La lame en acier CPM-S35VN possède une géométrie Drop Point assez classique, qui reçoit un peu de tension par adjonction d’un faux contre-tranchant. La lame mesure 84/85 mm de la pointe au ricasso avec une surface coupante lisse utile de 80/81 mm : un excellent ratio qui conserve une capacité très polyvalente à ce couteau. La lame possède une finition satinée très propre avec deux inscriptions au laser : du côté gauche la marque Real Steele et du côté droit le logo de Rick Lala avec la fameuse enclume traversée par une épée…
Le tranchant redoutable est obtenu par une émouture en creux parfaitement usinée, le tranchant possède une qualité identique à ceux des meilleures réalisations couteaux ZT produits en 2015. La lame reçoit une rampe crantée de 8/9 mm sur laquelle le pouce trouve un appui très solide. On note que la lame possède une encoche fortement usinée en creux aux niveaux de son interface avec le stop pin, il s’agit d’une accentuation de la technique retenue par Chris Reeve sur ses couteaux : cet appui respire la solidité et offre probablement un calage mécanique très difficile à améliorer.
Le flipper est plutôt court, avec une surface d’appui bien crantée. L’ouverture de la lame est un modèle du genre : la lame possède une détente très puissante, ce qui provient d’une bille de rétention particulièrement puissante, il est impossible d’ouvrir la lame en secouant le couteau. Le système est de type Ball-Bearing, on pense bien sûr à l’utilisation d’un système Korth IKBS, mais il semblerait que Real Steel possède une technologie analogue dont la firme est propriétaire.

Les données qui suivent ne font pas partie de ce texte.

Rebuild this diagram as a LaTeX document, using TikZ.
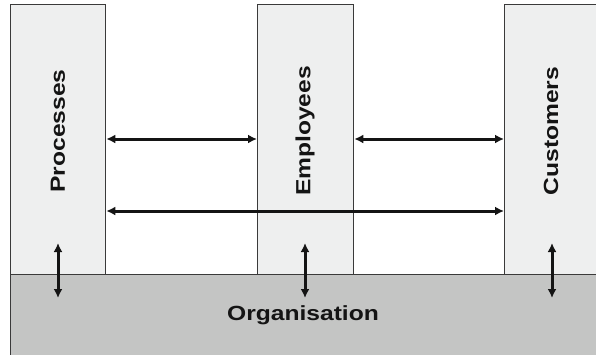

Le CPM-S35VN a été développé en 2009 par Crucible en collaboration avec Chris Reeve tout comme son prédécesseur le CMP-S30V. Les données techniques publiées montrent que le S35VN possède la composition suivante : 1,40% de carbone, 14% de chrome, 3% de vanadium, 0,5% de niobium et 2% de molybdène. Cet acier possède donc des carbures de vanadium, de niobium et de chrome. L'adjonction de niobium permet selon Crucible d'obtenir une résistance accrue de 15 à 20% par rapport au S30V concernant les chocs (sollicitations mécaniques transverses). En revanche, les capacités de coupe des deux aciers données par l'indice CATRA sont identiques avec un indice de 145 (la base 100 est donnée par le 440 C, le test est une opération mécanique de coupe de cartons enduits de silice, dans ce test scientifique le 154 CM obtient seulement un indice de 125!!). Toujours selon Crucible pour des applications de coutellerie, le traitement thermique recommandé doit procurer une dureté comprise entre 58-61 HRC.
Le couteau Real Steel Blue Stinger est réellement une réalisation exceptionnelle que les amateurs de couteaux américains comparent à une réalisation custom, alors qu’il y a seulement quelques années les réalisations de l’Empire du Milieu étaient vouées aux gémonies sur les forums… Je trouve ce couteau très intéressant, avec une lame supérieurement efficace et un niveau de finition exceptionnel, sans compter un rapport qualité/prix tout à fait correct compte tenu des matériaux utilisés.